Hi, we are experiencing some issues with our Elasticsearch cluster: after around 24 hours of usage the nodes report more than 95% of heap usage and they start becoming unresponsive bringing down the whole cluster; we need to constantly restart them if we want to keep it alive.
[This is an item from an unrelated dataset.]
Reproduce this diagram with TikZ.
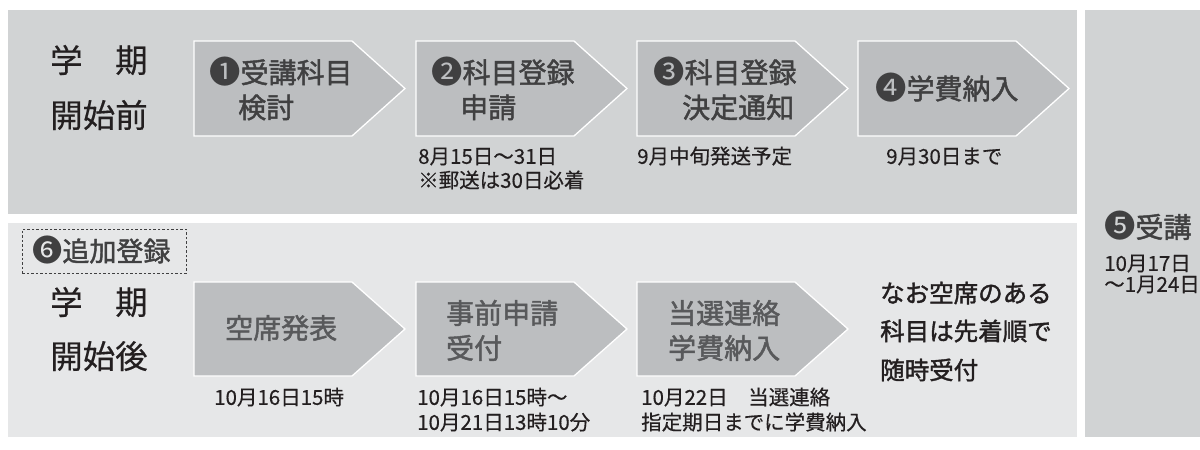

This is the command line we use to start the Elasticsearch process:
/usr/bin/java -Xms25g -Xmx25g -Djava.awt.headless=true -XX:+UseParNewGC -XX:+UseConcMarkSweepGC -XX:CMSInitiatingOccupancyFraction=75 -XX:+UseCMSInitiatingOccupancyOnly -XX:+HeapDumpOnOutOfMemoryError -XX:+DisableExplicitGC -Dfile.encoding=UTF-8 -Djna.nosys=true -Des.path.home=/usr/share/elasticsearch -cp /usr/share/elasticsearch/lib/elasticsearch-2.4.1.jar:/usr/share/elasticsearch/lib/* org.elasticsearch.bootstrap.Elasticsearch start -p /var/run/elasticsearch/elasticsearch.pid -d -Des.default.path.home=/usr/share/elasticsearch -Des.default.path.logs=/var/log/elasticsearch -Des.default.path.data=/var/lib/elasticsearch -Des.default.path.conf=/etc/elasticsearch
Another interesting detail is that in our CQRS architecture if we attach a cluster only to the write path the heap issue doesn't seem to occur but nodes start climbing up as soon as we attach them to the read path of the system.
This seems to point to some caching issue or to some query that is triggering the behaviour; on the latter, we do have a query to which we provide up to 5000 ids to exclude from the result as in a
WHERE NOT IN (...) SQL query. Is there anything we should do to take care of this specific query?
Any advice on what could be causing this issue or how we can keep the heap usage from blowing up the cluster would be really appreciated.